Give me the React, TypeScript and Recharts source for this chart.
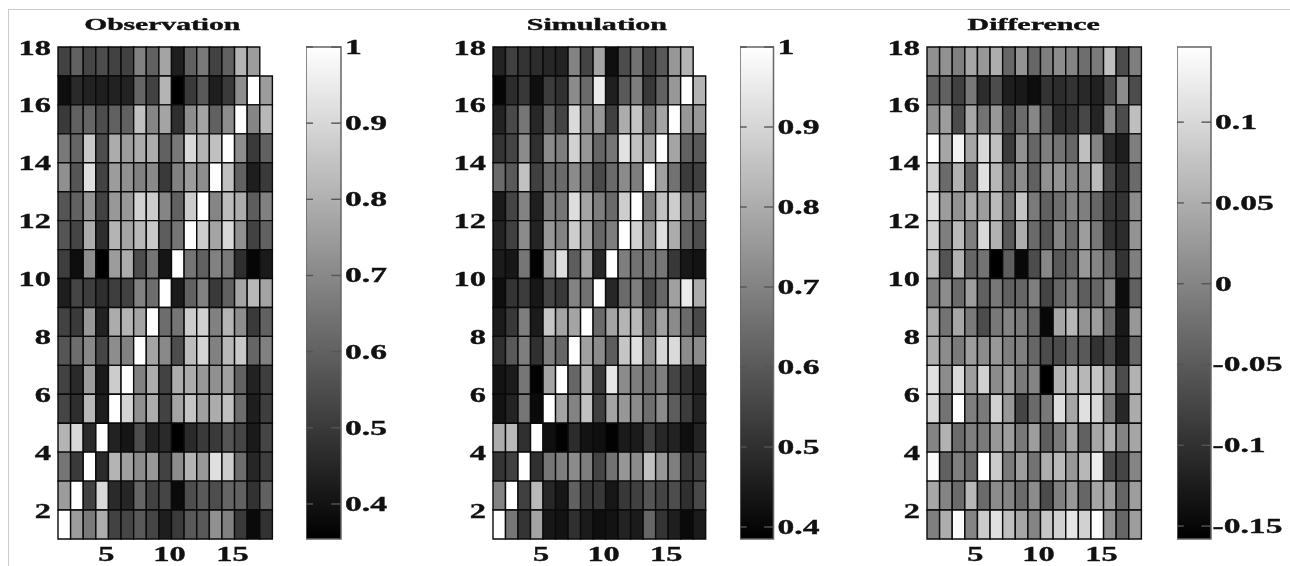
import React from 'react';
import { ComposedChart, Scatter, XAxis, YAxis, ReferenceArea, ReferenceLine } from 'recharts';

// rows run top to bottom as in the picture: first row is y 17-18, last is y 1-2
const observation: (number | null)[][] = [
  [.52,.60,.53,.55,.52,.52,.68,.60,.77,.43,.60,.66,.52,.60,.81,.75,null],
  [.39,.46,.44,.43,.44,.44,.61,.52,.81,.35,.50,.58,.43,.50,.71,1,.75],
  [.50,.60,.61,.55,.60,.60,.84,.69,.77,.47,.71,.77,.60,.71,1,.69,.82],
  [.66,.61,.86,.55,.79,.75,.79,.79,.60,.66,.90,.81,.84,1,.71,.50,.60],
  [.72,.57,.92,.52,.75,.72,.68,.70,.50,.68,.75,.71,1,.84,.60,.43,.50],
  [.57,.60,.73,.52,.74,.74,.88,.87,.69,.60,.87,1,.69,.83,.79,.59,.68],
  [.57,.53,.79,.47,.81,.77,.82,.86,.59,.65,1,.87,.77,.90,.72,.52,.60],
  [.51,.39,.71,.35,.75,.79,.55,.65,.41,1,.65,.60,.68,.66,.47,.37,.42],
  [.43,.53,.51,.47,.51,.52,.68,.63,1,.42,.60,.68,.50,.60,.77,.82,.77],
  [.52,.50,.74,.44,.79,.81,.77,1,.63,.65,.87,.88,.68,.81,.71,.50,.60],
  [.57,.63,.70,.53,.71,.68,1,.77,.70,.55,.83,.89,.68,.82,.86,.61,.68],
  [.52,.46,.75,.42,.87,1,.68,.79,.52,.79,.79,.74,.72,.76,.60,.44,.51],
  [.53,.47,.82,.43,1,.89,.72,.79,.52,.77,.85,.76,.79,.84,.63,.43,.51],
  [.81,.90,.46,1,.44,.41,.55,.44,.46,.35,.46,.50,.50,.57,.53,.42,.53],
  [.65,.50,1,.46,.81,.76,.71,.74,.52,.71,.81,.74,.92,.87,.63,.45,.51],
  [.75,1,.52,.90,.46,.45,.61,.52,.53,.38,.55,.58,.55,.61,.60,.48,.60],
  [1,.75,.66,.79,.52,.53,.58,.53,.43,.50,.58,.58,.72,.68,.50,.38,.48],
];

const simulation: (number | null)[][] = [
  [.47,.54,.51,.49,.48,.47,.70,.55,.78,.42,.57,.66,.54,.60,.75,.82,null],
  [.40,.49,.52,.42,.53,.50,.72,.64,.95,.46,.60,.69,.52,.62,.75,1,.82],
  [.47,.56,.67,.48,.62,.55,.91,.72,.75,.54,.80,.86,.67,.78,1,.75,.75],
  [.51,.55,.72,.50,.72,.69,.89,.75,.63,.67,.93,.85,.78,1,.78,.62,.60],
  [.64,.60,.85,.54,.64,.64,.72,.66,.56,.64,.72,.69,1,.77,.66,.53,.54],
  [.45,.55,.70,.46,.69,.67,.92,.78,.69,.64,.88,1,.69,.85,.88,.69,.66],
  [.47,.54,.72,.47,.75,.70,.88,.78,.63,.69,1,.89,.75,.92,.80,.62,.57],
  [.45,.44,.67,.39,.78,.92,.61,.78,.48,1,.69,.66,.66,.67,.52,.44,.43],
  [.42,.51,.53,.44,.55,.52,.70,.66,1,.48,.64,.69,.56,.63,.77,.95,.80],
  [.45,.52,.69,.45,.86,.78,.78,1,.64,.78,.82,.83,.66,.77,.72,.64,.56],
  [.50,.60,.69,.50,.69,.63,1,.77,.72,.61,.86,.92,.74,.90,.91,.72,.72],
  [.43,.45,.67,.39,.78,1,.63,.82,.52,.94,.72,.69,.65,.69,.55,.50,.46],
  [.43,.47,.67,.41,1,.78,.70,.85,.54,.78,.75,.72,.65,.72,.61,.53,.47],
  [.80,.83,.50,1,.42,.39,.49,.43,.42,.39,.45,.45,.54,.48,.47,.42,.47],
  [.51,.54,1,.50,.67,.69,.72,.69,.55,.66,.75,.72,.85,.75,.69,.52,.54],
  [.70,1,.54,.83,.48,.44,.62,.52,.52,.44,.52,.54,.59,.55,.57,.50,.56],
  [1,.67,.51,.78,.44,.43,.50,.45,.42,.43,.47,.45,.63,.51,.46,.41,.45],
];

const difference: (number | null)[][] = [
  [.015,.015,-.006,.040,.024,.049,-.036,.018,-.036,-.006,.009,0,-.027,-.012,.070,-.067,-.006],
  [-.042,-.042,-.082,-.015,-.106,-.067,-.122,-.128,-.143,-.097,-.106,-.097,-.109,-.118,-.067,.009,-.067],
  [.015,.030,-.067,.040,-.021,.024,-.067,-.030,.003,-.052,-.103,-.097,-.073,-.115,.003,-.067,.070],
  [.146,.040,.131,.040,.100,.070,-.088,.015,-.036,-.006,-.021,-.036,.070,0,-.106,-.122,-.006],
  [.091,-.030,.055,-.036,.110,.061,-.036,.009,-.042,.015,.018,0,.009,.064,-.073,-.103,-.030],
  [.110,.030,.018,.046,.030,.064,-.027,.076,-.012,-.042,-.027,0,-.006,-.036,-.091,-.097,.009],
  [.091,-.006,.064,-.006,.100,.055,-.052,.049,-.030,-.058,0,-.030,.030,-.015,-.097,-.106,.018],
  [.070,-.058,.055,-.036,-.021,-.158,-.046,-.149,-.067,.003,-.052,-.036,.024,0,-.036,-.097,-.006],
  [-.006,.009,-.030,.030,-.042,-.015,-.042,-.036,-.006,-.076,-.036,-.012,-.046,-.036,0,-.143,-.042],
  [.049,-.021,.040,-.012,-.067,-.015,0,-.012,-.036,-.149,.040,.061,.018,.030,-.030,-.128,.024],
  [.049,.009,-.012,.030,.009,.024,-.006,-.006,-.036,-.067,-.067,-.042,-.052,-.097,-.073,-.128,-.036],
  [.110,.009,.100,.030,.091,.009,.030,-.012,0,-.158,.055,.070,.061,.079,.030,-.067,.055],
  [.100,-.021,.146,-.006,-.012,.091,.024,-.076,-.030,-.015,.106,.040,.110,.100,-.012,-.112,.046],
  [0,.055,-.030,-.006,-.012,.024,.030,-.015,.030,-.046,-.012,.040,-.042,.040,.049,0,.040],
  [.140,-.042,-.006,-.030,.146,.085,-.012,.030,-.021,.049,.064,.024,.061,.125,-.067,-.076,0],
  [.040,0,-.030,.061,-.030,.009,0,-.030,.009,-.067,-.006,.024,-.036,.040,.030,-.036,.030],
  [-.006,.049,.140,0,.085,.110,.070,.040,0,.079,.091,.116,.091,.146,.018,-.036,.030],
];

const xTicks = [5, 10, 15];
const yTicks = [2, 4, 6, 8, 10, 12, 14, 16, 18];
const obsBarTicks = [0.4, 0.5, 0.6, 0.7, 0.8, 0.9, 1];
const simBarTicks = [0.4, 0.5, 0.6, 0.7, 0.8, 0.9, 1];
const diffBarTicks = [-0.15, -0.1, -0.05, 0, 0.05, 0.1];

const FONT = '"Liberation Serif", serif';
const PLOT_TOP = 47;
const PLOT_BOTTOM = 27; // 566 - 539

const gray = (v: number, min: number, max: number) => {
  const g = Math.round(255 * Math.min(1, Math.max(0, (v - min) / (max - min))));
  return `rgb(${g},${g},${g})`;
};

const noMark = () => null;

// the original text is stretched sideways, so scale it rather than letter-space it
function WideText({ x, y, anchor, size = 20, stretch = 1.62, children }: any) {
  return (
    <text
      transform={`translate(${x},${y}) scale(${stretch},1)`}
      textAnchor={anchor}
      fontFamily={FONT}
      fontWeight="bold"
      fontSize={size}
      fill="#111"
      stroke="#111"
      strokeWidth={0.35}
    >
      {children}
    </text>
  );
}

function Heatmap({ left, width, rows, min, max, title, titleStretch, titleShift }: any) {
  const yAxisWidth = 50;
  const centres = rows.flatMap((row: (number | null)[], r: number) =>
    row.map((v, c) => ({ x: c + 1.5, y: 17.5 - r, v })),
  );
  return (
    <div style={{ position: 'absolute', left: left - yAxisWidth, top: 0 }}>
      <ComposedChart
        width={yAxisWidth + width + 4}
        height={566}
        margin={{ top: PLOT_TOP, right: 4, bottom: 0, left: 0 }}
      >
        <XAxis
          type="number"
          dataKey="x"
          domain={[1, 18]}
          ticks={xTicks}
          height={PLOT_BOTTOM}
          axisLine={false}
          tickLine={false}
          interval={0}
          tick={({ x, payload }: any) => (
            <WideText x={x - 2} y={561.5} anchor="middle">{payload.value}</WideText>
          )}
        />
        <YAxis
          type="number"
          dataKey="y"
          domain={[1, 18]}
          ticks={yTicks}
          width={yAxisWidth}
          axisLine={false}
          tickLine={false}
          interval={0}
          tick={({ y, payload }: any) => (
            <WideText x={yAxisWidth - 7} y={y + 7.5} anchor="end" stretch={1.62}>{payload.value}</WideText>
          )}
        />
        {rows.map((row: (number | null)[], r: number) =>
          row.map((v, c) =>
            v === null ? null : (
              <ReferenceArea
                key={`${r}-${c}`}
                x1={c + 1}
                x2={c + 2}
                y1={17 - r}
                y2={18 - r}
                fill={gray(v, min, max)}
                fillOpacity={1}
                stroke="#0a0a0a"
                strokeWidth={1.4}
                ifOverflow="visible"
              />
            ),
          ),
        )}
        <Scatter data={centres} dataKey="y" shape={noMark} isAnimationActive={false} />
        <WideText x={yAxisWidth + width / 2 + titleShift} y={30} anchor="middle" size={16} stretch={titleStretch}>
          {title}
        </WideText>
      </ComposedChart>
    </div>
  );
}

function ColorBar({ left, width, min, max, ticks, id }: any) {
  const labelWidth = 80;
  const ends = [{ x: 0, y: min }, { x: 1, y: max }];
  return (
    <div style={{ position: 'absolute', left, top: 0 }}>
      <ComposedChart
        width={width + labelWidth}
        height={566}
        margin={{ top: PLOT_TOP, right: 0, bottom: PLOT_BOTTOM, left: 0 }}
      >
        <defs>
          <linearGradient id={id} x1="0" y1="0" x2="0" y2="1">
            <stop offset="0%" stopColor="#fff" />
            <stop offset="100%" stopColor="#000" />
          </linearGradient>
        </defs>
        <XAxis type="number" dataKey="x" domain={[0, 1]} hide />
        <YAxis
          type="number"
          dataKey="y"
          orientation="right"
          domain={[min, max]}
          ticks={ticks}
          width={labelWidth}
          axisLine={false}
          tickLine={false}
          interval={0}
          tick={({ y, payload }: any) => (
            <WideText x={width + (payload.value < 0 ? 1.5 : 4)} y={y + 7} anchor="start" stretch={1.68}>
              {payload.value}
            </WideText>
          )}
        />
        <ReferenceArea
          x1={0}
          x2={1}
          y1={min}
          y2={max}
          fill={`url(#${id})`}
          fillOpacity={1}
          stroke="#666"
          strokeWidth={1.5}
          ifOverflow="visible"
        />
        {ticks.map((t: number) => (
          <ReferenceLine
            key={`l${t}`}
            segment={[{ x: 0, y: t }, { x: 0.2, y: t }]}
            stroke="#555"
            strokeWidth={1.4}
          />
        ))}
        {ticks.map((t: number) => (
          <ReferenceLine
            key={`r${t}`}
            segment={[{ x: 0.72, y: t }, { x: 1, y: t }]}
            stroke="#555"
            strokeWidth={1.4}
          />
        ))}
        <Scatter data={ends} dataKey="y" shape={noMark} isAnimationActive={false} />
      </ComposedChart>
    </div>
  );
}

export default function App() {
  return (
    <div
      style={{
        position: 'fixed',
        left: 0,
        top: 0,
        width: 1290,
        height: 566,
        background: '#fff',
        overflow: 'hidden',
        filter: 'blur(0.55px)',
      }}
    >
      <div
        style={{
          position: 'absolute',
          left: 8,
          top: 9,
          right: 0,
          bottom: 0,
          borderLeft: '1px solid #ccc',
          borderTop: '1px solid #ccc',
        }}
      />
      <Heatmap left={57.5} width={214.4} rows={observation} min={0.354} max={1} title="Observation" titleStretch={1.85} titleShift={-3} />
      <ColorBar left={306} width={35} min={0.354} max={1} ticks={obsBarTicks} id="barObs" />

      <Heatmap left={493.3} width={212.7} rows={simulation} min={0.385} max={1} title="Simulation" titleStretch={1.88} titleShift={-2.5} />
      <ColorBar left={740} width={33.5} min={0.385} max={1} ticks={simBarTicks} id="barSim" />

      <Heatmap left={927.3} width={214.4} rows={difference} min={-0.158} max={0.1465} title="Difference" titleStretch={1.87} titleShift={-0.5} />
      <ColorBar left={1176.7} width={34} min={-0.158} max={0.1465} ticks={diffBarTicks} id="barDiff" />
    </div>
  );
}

● **EXERCISE TASK**:
Gather each line that holds "React".

● **TASK ANSWER**:
Give me the React, TypeScript and Recharts source for this chart.
import React from 'react';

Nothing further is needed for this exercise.